小樽に祝津(しゅくづ)という地区が在る。海辺だ。祝津は鰊漁の故に、相対的に早くから拓け、そして大変に栄えていた経過が在る地区である。小樽駅前から祝津へのバスは、本数が酷く多くもないのかもしれないが、「ハッキリ言って使えない…」というように少な過ぎるのでもない。程好いかもしれない。訪ねて面白い筈と考え、祝津へ足を運んだ。
↓好天に恵まれ、次第に気温が上がっていた中、こういう鳥居を眼に留めた。

↑小さな山、或いは丘陵というような感じの小高い場所が連なるように在って、細目に海岸部の平地が在るという地形だ。その海岸部から高い場所へ上るようになっている。
↓少し急な坂道が連なる中を上ると古い神社が在る。

↓何やら趣が在るのだが、この奥に覆屋が在って、そこに据えられている本殿が1863年の建築と言われている。小樽市内に現存する最も古い木造建築と見受けられるというのだ。

↓神社は1774年に創建と伝わるそうだが、その創建の頃から在ると見受けられる木が在った。

江戸時代には鰊漁が始まり、関係者が往来、または住むようになったという祝津である。神社もそういう中で起こったのであろう。そして神社は地元で受継がれた訳だ。
↓他にもなかなかに大きな木が在った。

↓振り返ると鳥居越しに海が見えた。

↓石の鳥居の柱に「紀元二千六百年」と刻まれている。“皇紀”である…

↓反対側の柱に「昭和十五年」と刻まれている。“皇紀”の「紀元二千六百年」は1940(昭和15)年だ。

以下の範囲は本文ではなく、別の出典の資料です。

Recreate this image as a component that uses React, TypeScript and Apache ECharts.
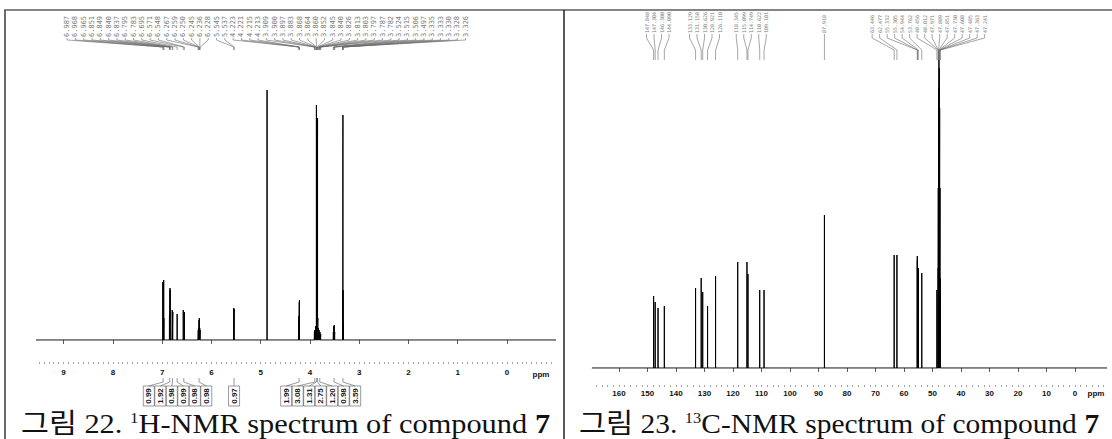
import React, { useEffect, useRef } from "react";
import * as echarts from "echarts";

// ---------------- 1H-NMR (left panel) ----------------
const H_AXIS_TICKS = [9, 8, 7, 6, 5, 4, 3, 2, 1, 0];
const H_PEAK_LABELS = [
  "6.987", "6.968", "6.965", "6.851", "6.849", "6.840", "6.837", "6.795", "6.783", "6.695",
  "6.571", "6.548", "6.267", "6.259", "6.250", "6.245", "6.236", "6.228", "5.545", "5.537",
  "4.223", "4.221", "4.215", "4.213", "3.909", "3.900", "3.897", "3.883", "3.868", "3.864",
  "3.860", "3.852", "3.845", "3.840", "3.826", "3.813", "3.803", "3.797", "3.787", "3.782",
  "3.524", "3.515", "3.506", "3.497", "3.335", "3.333", "3.330", "3.328", "3.326",
];
const H_PEAK_HEIGHTS = [
  58, 60, 22, 24, 26, 52, 50, 30, 28, 26,
  30, 28, 10, 12, 20, 22, 12, 10, 32, 31,
  22, 24, 38, 40, 8, 10, 10, 14, 235, 30,
  26, 18, 222, 22, 12, 10, 8, 8, 6, 6,
  8, 14, 15, 8, 18, 50, 225, 50, 18,
];
const H_SOLVENT_PPM = [4.87];
const H_SOLVENT_HEIGHTS = [250];
const H_INT_PPM = [6.98, 6.845, 6.79, 6.695, 6.56, 6.25, 5.54, 4.22, 3.9, 3.865, 3.845, 3.8, 3.51, 3.33];
const H_INT_VALUES = ["0.99", "1.92", "0.98", "0.99", "0.98", "0.98", "0.97", "1.99", "3.08", "1.31", "2.75", "1.20", "0.98", "3.59"];

// ---------------- 13C-NMR (right panel) ----------------
const C_AXIS_TICKS = [160, 150, 140, 130, 120, 110, 100, 90, 80, 70, 60, 50, 40, 30, 20, 10, 0];
const C_PEAK_LABELS = [
  "147.848", "147.304", "146.300", "144.090", "133.129", "131.158", "130.626", "128.921",
  "126.110", "118.345", "115.099", "114.749", "110.622", "109.101", "87.918", "63.446",
  "62.477", "55.332", "55.305", "54.944", "53.762", "48.456", "48.012", "47.971",
  "47.889", "47.851", "47.730", "47.608", "47.485", "47.363", "47.241",
];
const C_PEAK_HEIGHTS = [
  72, 66, 60, 62, 80, 90, 76, 62,
  92, 106, 106, 94, 78, 78, 153, 113,
  113, 112, 108, 100, 95, 78, 100, 180,
  150, 280, 308, 300, 260, 180, 90,
];

const H_CAPTION = { pre: "그림 22. ", sup: "1", mid: "H-NMR spectrum of compound ", bold: "7" };
const C_CAPTION = { pre: "그림 23. ", sup: "13", mid: "C-NMR spectrum of compound ", bold: "7" };

// axis ranges (ppm)
const H_MIN = -0.995, H_MAX = 9.56;
const C_MIN = -11.23, C_MAX = 169.47;

function sticks(ppm: number[], h: number[], min: number, max: number) {
  const pts = ppm.map((p, i) => ({ p, h: h[i] })).sort((a, b) => b.p - a.p);
  const data: number[][] = [[max, 0]];
  pts.forEach(({ p, h }) => data.push([p, 0], [p, h], [p, 0]));
  data.push([min, 0]);
  return data;
}

function range(a: number, b: number, step: number) {
  const out: number[] = [];
  for (let v = a; v <= b + 1e-9; v += step) out.push(Math.round(v * 1000) / 1000);
  return out;
}

function spread(desired: number[], gap: number, lo: number, hi: number) {
  type C = { idx: number[]; center: number };
  let cl: C[] = desired.map((d, i) => ({ idx: [i], center: d }));
  const first = (c: C) => c.center - ((c.idx.length - 1) * gap) / 2;
  const last = (c: C) => c.center + ((c.idx.length - 1) * gap) / 2;
  let merged = true;
  while (merged) {
    merged = false;
    for (let i = 0; i < cl.length - 1; i++) {
      if (last(cl[i]) + gap > first(cl[i + 1])) {
        const idx = cl[i].idx.concat(cl[i + 1].idx);
        const center = idx.reduce((s, k) => s + desired[k], 0) / idx.length;
        cl.splice(i, 2, { idx, center });
        merged = true;
        break;
      }
    }
  }
  const out: number[] = new Array(desired.length);
  cl.forEach((c) => {
    const span = (c.idx.length - 1) * gap;
    let f = first(c);
    if (f < lo) f = lo;
    if (f + span > hi) f = hi - span;
    c.idx.forEach((k, j) => (out[k] = f + j * gap));
  });
  return out;
}

const SERIF = "'Liberation Serif', 'Noto Sans CJK KR', serif";
const SANS = "'Liberation Sans', Arial, sans-serif";

export default function App() {
  const ref = useRef<HTMLDivElement>(null);
  useEffect(() => {
    document.body.style.margin = "0";
    const chart = echarts.init(ref.current!, null, { renderer: "svg" });
    const hPpm = H_PEAK_LABELS.map(Number).concat(H_SOLVENT_PPM);
    const hH = H_PEAK_HEIGHTS.concat(H_SOLVENT_HEIGHTS);
    const cPpm = C_PEAK_LABELS.map(Number);

    const mainAxis = (gridIndex: number, min: number, max: number, ticks: number[], offset: number, margin: number) => ({
      type: "value", gridIndex, min, max, inverse: true, position: "bottom", offset,
      splitLine: { show: false },
      axisLine: { show: true, lineStyle: { color: "#a0a0a0", width: 0.6 } },
      axisTick: { show: true, customValues: ticks, length: 4, lineStyle: { color: "#333", width: 0.8 } },
      axisLabel: { show: true, customValues: ticks, margin, fontSize: 8, fontWeight: "bold", color: "#111", fontFamily: SANS },
    });
    const minorAxis = (gridIndex: number, min: number, max: number, ticks: number[], offset: number) => ({
      type: "value", gridIndex, min, max, inverse: true, position: "bottom", offset,
      splitLine: { show: false }, axisLine: { show: false },
      axisTick: { show: true, customValues: ticks, length: 2, lineStyle: { color: "#666", width: 0.6 } },
      axisLabel: { show: false },
    });

    chart.setOption({
      animation: false,
      backgroundColor: "#ffffff",
      grid: [
        { left: 36, top: 50, width: 520, height: 290, containLabel: false, outerBoundsMode: "none" },
        { left: 592, top: 60, width: 515, height: 308, containLabel: false, outerBoundsMode: "none" },
      ],
      xAxis: [
        mainAxis(0, H_MIN, H_MAX, H_AXIS_TICKS, 22, 6),
        minorAxis(0, H_MIN, H_MAX, range(-0.9, 9.5, 0.1), 22),
        mainAxis(1, C_MIN, C_MAX, C_AXIS_TICKS, 17, 4),
        minorAxis(1, C_MIN, C_MAX, range(-10, 168, 2), 17),
      ],
      yAxis: [
        { type: "value", gridIndex: 0, min: 0, max: 290, show: false },
        { type: "value", gridIndex: 1, min: 0, max: 308, show: false },
      ],
      series: [
        {
          type: "line", xAxisIndex: 0, yAxisIndex: 0, showSymbol: false, symbol: "none",
          data: sticks(hPpm, hH, H_MIN, H_MAX), lineStyle: { color: "#000", width: 1 }, silent: true,
        },
        {
          type: "line", xAxisIndex: 2, yAxisIndex: 1, showSymbol: false, symbol: "none",
          data: sticks(cPpm, C_PEAK_HEIGHTS, C_MIN, C_MAX), lineStyle: { color: "#000", width: 1 }, silent: true,
        },
      ],
    });

    const hx = (v: number) => chart.convertToPixel({ xAxisIndex: 0 }, v) as number;
    const cx = (v: number) => chart.convertToPixel({ xAxisIndex: 2 }, v) as number;
    const els: any[] = [];

    // table lines
    els.push({ type: "line", silent: true, shape: { x1: 4, y1: 10, x2: 1112, y2: 10 }, style: { stroke: "#858585", lineWidth: 2 } });
    els.push({ type: "line", silent: true, shape: { x1: 5, y1: 10, x2: 5, y2: 439 }, style: { stroke: "#6a6a6a", lineWidth: 2 } });
    els.push({ type: "line", silent: true, shape: { x1: 564, y1: 10, x2: 564, y2: 439 }, style: { stroke: "#222", lineWidth: 1.5 } });

    // peak labels with fan lines
    const fan = (labels: string[], px: number[], gap: number, lo: number, hi: number, fontSize: number, yLab: number, y1: number, y2: number, y3: number) => {
      const lx = spread(px, gap, lo, hi);
      labels.forEach((t, i) => {
        els.push({
          type: "text", silent: true, x: lx[i], y: yLab, rotation: Math.PI / 2,
          style: { text: t, fill: "#7a7a7a", fontSize, fontFamily: "'DejaVu Sans Mono', monospace", align: "left", verticalAlign: "middle" },
        });
        els.push({
          type: "polyline", silent: true,
          shape: { points: [[lx[i], yLab + 1], [lx[i], y1], [px[i], y2], [px[i], y3]] },
          style: { stroke: "#6a6a6a", lineWidth: 0.6, fill: null },
        });
      });
    };
    fan(H_PEAK_LABELS, H_PEAK_LABELS.map((t) => hx(Number(t))), 8.3, 40, 550, 7, 37, 40, 47, 50);
    fan(C_PEAK_LABELS, C_PEAK_LABELS.map((t) => cx(Number(t))), 7.5, 600, 1100, 5, 33, 38, 50, 60);

    // integrals
    const ix = H_INT_PPM.map(hx);
    const bx = spread(ix, 11.5, 40, 550);
    H_INT_VALUES.forEach((t, i) => {
      els.push({ type: "polyline", silent: true, shape: { points: [[ix[i], 378], [ix[i], 382], [bx[i], 386]] }, style: { stroke: "#555", lineWidth: 0.6, fill: null } });
      els.push({ type: "rect", silent: true, shape: { x: bx[i] - 5.5, y: 386, width: 11, height: 20 }, style: { stroke: "#555", lineWidth: 0.6, fill: null } });
      els.push({
        type: "text", silent: true, x: bx[i], y: 396, rotation: Math.PI / 2,
        style: { text: t, fill: "#222", fontSize: 8, fontWeight: "bold", fontFamily: SANS, align: "center", verticalAlign: "middle" },
      });
    });

    // ppm unit labels
    els.push({ type: "text", silent: true, x: hx(0) + 34, y: 374, style: { text: "ppm", fill: "#111", fontSize: 8, fontWeight: "bold", fontFamily: SANS, align: "center", verticalAlign: "middle" } });
    els.push({ type: "text", silent: true, x: cx(0) + 21, y: 393, style: { text: "ppm", fill: "#111", fontSize: 8, fontWeight: "bold", fontFamily: SANS, align: "center", verticalAlign: "middle" } });

    // captions
    const ctx = document.createElement("canvas").getContext("2d")!;
    const measure = (t: string, size: number, weight = "normal") => {
      ctx.font = `${weight} ${size}px ${SERIF}`;
      return ctx.measureText(t).width;
    };
    const caption = (c: typeof H_CAPTION, x: number, targetW: number) => {
      const w = measure(c.pre, 27) + measure(c.sup, 15) + measure(c.mid, 27) + measure(c.bold, 27, "bold");
      els.push({
        type: "text", silent: true, x, y: 424, scaleX: targetW / w, originX: 0, originY: 0,
        style: {
          text: `{n|${c.pre}}{s|${c.sup}}{n|${c.mid}}{b|${c.bold}}`,
          align: "left", verticalAlign: "middle",
          rich: {
            n: { fontSize: 27, fontFamily: SERIF, fill: "#111", lineHeight: 28 },
            s: { fontSize: 15, fontFamily: SERIF, fill: "#111", verticalAlign: "top", lineHeight: 15 },
            b: { fontSize: 27, fontFamily: SERIF, fill: "#111", fontWeight: "bold", lineHeight: 28 },
          },
        },
      });
    };
    caption(H_CAPTION, 21, 529);
    caption(C_CAPTION, 579, 520);

    chart.setOption({ graphic: { elements: els } });
    return () => chart.dispose();
  }, []);
  return <div ref={ref} style={{ width: 1112, height: 439, background: "#fff" }} />;
}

祝津の鰊漁は明治期以降も隆盛だったというが、昭和30年代初め頃(1950年代半ば頃)迄に鰊が獲れない情況になって衰退したという。1940(昭和15)年は未だ鰊漁が隆盛で、地元の社会でこの恵比須神社が大きな存在感を持っていたと推察する。そこでこういう「紀元二千六百年」を記念する鳥居が奉納されたのであろう。
少し急な坂道を上り下りして、静かな古い社を訪ねてみたが、何か地域の盛衰の経過を想い起させた。興味深い。